Another method used thus far, which have proven not to be working is disarmament. The disarmament exercises in South Sudan is fraught with too many problems, which are not limited just to partial disarmament, discrimination, corruption, where collected weapons immediately exchange hands with criminals, lack of capacity to really collect weapons and store them prominently away etc.

One other deterrence method used, which does not work, is enforcing punitive military measures against a suspected violent ethnic group. Enforcing punitive military measures against suspects seems to be the only law enforcing mechanism SPLA has developed, since bush days and still in practice in modern-day of nation-state building today. The method seems to be luckily working at times, but it backfires all the times and it is not, therefore, suitable to be incorporated in nation state-building.

To show that punitive military measure is counterproductive, let us say, for example, village X is suspected of raiding cattle from village Y.

On hearing the initial report about the suspected crime, the overzealous military governor will ring the President at 3 AM, requesting permission to carry out a military operation against the suspected criminal village X. The President of course as always grant such wishes for military operations. The overzealousness governor would then order a notorious trigger happy military commander along with an illiterate military commissioner to carry out military operations against suspected village X. Without proper planning and without judiciously establishing objectives for operations, the undisciplined soldiers are ordered to lay a siege against suspected village X. As a result, people in the suspected village X are killed, raped, beaten, their properties looted, all their animals are raised, and their entire village burned aground by the national army, which supposes to protect the people and their properties in the first place.
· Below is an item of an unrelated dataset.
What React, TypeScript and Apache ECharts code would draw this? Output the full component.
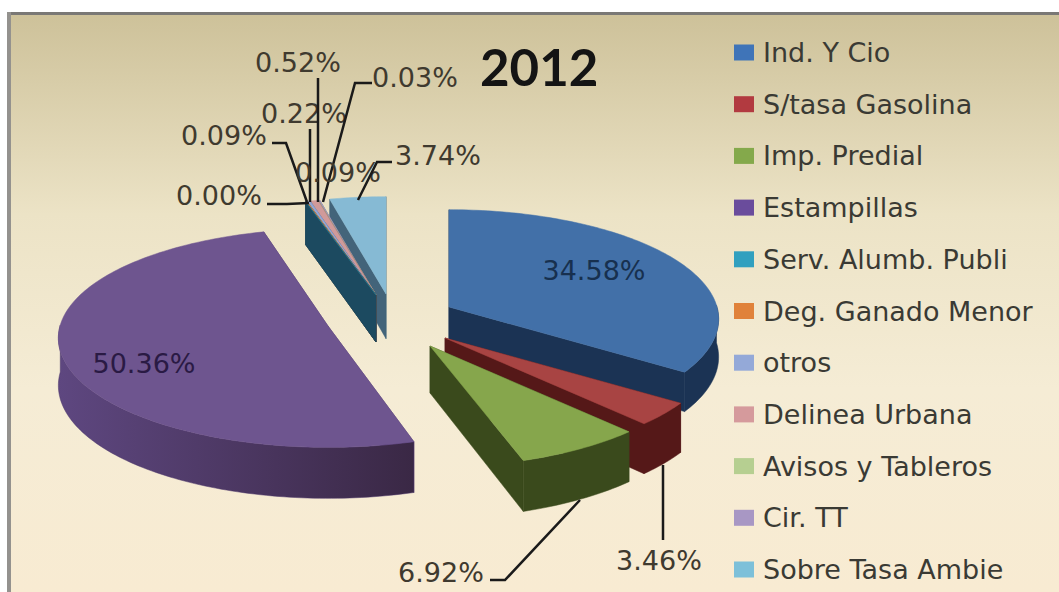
import React, { useEffect, useRef } from "react";
import * as echarts from "echarts";

// ---- data ----
const categories = [
  "Ind. Y Cio", "S/tasa Gasolina", "Imp. Predial", "Estampillas", "Serv. Alumb. Publi",
  "Deg. Ganado Menor", "otros", "Delinea Urbana", "Avisos y Tableros", "Cir. TT", "Sobre Tasa Ambie",
];
const shares = [34.58, 3.46, 6.92, 50.36, 0.0, 0.09, 0.22, 0.52, 0.03, 0.09, 3.74];
const title = "2012";

// ---- styles ----
const legendColors = ["#3f74b8", "#b23a40", "#84a94b", "#6a4c9c", "#31a0bf", "#e0823a", "#94a9d8", "#d59a9c", "#b6cf91", "#a897c4", "#7dc0d9"];
const topColors = ["#4270a8", "#a84443", "#86a64c", "#6e558f", "#2b7f97", "#d98a4a", "#94a7d4", "#d09a9a", "#b9cf8f", "#a99cc6", "#86bad4"];
const wallColors = ["#1b3354", "#551818", "#3a4a1c", "#4a3568", "#1c4a60", "#6e4a2a", "#55607c", "#6e5050", "#5c6a48", "#5a5070", "#43647a"];
const wallEdgeColors = ["#1b3354", "#551818", "#3a4a1c", "#3a2845", "#1c4a60", "#6e4a2a", "#55607c", "#6e5050", "#5c6a48", "#5a5070", "#50606c"];
// stacking of the slices, back to front
const sliceZ = [12, 13, 14, 11, 10, 9, 8, 7, 6, 5, 4];

// ---- layout of the exploded, tilted pie ----
const RX = 268;
const RY = 108;
const PERSPECTIVE = 0.11;
const apexes: [number, number][] = [
  [449, 307], [445, 338], [430, 346], [328, 326], [376, 295], [376, 295],
  [376, 295], [376, 295], [376, 295], [376, 295], [386, 294],
];
const depthScale = [0.8, 1, 1, 1, 1, 1, 1, 1, 1, 1, 0.95];
const viewTurn = [0, 0, 0, 1.5, 0, 0, 0, 0, 0, 0, 0]; // degrees the drawn slice is turned
const depthAt = (y: number) => 47 + 4 * y;

// label centre, colour, and leader polyline
const labelCentres: [number, number][] = [
  [594, 270], [659, 560], [441, 572], [144, 363], [219, 195], [224, 135],
  [304, 113], [298, 62], [415, 77], [338, 172], [438, 155],
];
const labelColors = ["#17304f", "#3f3a2f", "#3f3a2f", "#2a1a44", "#3f3a2f", "#3f3a2f", "#3f3a2f", "#3f3a2f", "#3f3a2f", "#3f3a2f", "#3f3a2f"];
const leaders: [number, number][][] = [
  [],
  [[663, 465], [663, 540]],
  [[490, 580], [505, 580], [580, 500]],
  [],
  [[267, 204], [287, 204], [309, 203]],
  [[272, 143], [286, 143], [307, 202]],
  [[310, 129], [310, 202]],
  [[318, 78], [318, 202]],
  [[372, 83], [355, 83], [323, 202]],
  [],
  [[392, 162], [377, 162], [358, 200]],
];

const total = shares.reduce((a, b) => a + b, 0);
const cumulative = shares.map((_, i) => shares.slice(0, i).reduce((a, b) => a + b, 0));

function project(apex: [number, number], theta: number): [number, number, number] {
  const X = Math.sin(theta);
  const Y = -Math.cos(theta);
  const s = 1 / (1 - PERSPECTIVE * Y);
  return [apex[0] + RX * X * s, apex[1] + RY * Y * s, Y];
}

function arcPoints(apex: [number, number], a0: number, a1: number) {
  const n = Math.max(2, Math.ceil(Math.abs(a1 - a0) / 0.02));
  const pts: [number, number, number][] = [];
  for (let k = 0; k <= n; k++) pts.push(project(apex, a0 + ((a1 - a0) * k) / n));
  return pts;
}

function sliceRenderer(i: number) {
  return () => {
    const turn = (viewTurn[i] * Math.PI) / 180;
    const a0 = (cumulative[i] / total) * Math.PI * 2 + turn;
    const a1 = ((cumulative[i] + shares[i]) / total) * Math.PI * 2 + turn;
    const apex = apexes[i];
    const arc = arcPoints(apex, a0, a1);
    const children: any[] = [];
    const wall = wallColors[i];
    const depth = (y: number) => depthAt(y) * depthScale[i];
    const poly = (points: number[][], fill: any) => ({
      type: "polygon",
      shape: { points },
      style: { fill, stroke: typeof fill === "string" ? fill : wall, lineWidth: 0.5 },
    });
    const d0 = depth(0);
    // the two radial faces
    const startPt = arc[0];
    const endPt = arc[arc.length - 1];
    children.push(poly([[apex[0], apex[1]], [startPt[0], startPt[1]], [startPt[0], startPt[1] + depth(startPt[2])], [apex[0], apex[1] + d0]], wall));
    children.push(poly([[apex[0], apex[1]], [endPt[0], endPt[1]], [endPt[0], endPt[1] + depth(endPt[2])], [apex[0], apex[1] + d0]], wall));
    // outer rim: only the part that faces the viewer
    const visible = arc.filter((p) => p[2] > -0.02);
    if (visible.length > 1) {
      const rim = [
        ...visible.map((p) => [p[0], p[1]]),
        ...visible.slice().reverse().map((p) => [p[0], p[1] + depth(p[2])]),
      ];
      const xs = visible.map((p) => p[0]);
      children.push(
        poly(rim, {
          type: "linear",
          x: Math.min(...xs),
          y: 0,
          x2: Math.max(...xs),
          y2: 0,
          global: true,
          colorStops: [
            { offset: 0, color: i === 3 ? "#5e4780" : wall },
            { offset: 1, color: wallEdgeColors[i] },
          ],
        })
      );
    }
    // top face
    children.push(poly([[apex[0], apex[1]], ...arc.map((p) => [p[0], p[1]])], topColors[i]));
    return { type: "group", children };
  };
}

function labelRenderer(_: any, api: any) {
  const i = api.value(0);
  const children: any[] = [];
  if (leaders[i].length) {
    children.push({
      type: "polyline",
      shape: { points: leaders[i] },
      style: { stroke: "#1a1a1a", lineWidth: 2.5, fill: "none" },
    });
  }
  children.push({
    type: "text",
    style: {
      x: labelCentres[i][0],
      y: labelCentres[i][1],
      text: shares[i].toFixed(2) + "%",
      fill: labelColors[i],
      font: "27px 'DejaVu Sans'",
      textAlign: "center",
      textVerticalAlign: "middle",
    },
  });
  return { type: "group", children };
}

export default function App() {
  const ref = useRef<HTMLDivElement>(null);
  useEffect(() => {
    const chart = echarts.init(ref.current!, undefined, { renderer: "svg" });
    chart.setOption({
      animation: false,
      backgroundColor: "#ffffff",
      title: {
        text: title,
        left: 475,
        top: 36,
        textStyle: { fontFamily: "Lato", fontWeight: "bold", fontSize: 51, color: "#141414" },
      },
      legend: {
        show: true,
        orient: "vertical",
        left: 729,
        top: 34,
        data: categories,
        selectedMode: false,
        icon: "rect",
        itemWidth: 20,
        itemHeight: 16,
        itemGap: 24.7,
        textStyle: { fontFamily: "DejaVu Sans", fontSize: 27, color: "#3a3a34", padding: [0, 0, 0, 4] },
      },
      graphic: [
        {
          type: "rect",
          z: -10,
          shape: { x: 7, y: 12, width: 1052, height: 580 },
          style: {
            fill: {
              type: "linear",
              x: 0,
              y: 0,
              x2: 0,
              y2: 1,
              colorStops: [
                { offset: 0, color: "#cdc199" },
                { offset: 0.35, color: "#ece3c6" },
                { offset: 0.65, color: "#f5ecd5" },
                { offset: 1, color: "#f8ebd2" },
              ],
            },
          },
        },
        { type: "rect", z: -9, shape: { x: 7, y: 12, width: 1052, height: 3 }, style: { fill: "#7a7875" } },
        { type: "rect", z: -9, shape: { x: 7, y: 12, width: 4, height: 580 }, style: { fill: "#94928e" } },
      ],
      series: [
        ...categories.map((name, i) => ({
          type: "custom",
          name,
          coordinateSystem: "none",
          z: sliceZ[i],
          itemStyle: { color: legendColors[i] },
          data: [[shares[i]]],
          silent: true,
          renderItem: sliceRenderer(i),
        })),
        {
          type: "custom",
          name: "labels",
          coordinateSystem: "none",
          z: 30,
          silent: true,
          data: categories.map((_, i) => [i]),
          renderItem: labelRenderer,
        },
      ],
    });
    return () => chart.dispose();
  }, []);
  return <div ref={ref} style={{ position: "absolute", left: 0, top: 0, width: 1059, height: 592 }} />;
}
As a result of such military operations, the governor, commissioner, military commander and their associates got away with the loots of the village folks and nothing officially would ever be established about the initial incident, which led village X being branded as suspected criminal to warrant a military operation against it in the first place. In this manner, punitive military operations conducted against civilians also becomes another life cycle of inflicting suffering against innocent citizens, a burden in and of itself.

In those infamous military operations, the primary aims seem to be for the governors, commissioners, military commanders and their associates to get away with the loots of civilians.

Anyway, the most effective way to curb ethnic violence is to reduce those incidents, which trigger the escalation of violence to engulf all, including the most innocent through retaliatory response. Those incidents must be reduced against only individuals who directly participated in the acts and they must be prosecuted as criminals in isolated incidents they commit. The challenge here rests with the state in collaboration with local authorities to act swiftly when those incidents occur before they could naturally trigger retaliatory response, which is often out of control. The point is, if the government, through its overzealousness military governors, notoriously trigger happy military commanders, and illiterate military commissioners can carry out looting military operations among villages, it can easily haunt down criminals hiding throughout villages and even towns. Dealing with criminals does not require a magic wand, for we are a country, South Sudan that can handle its problems well.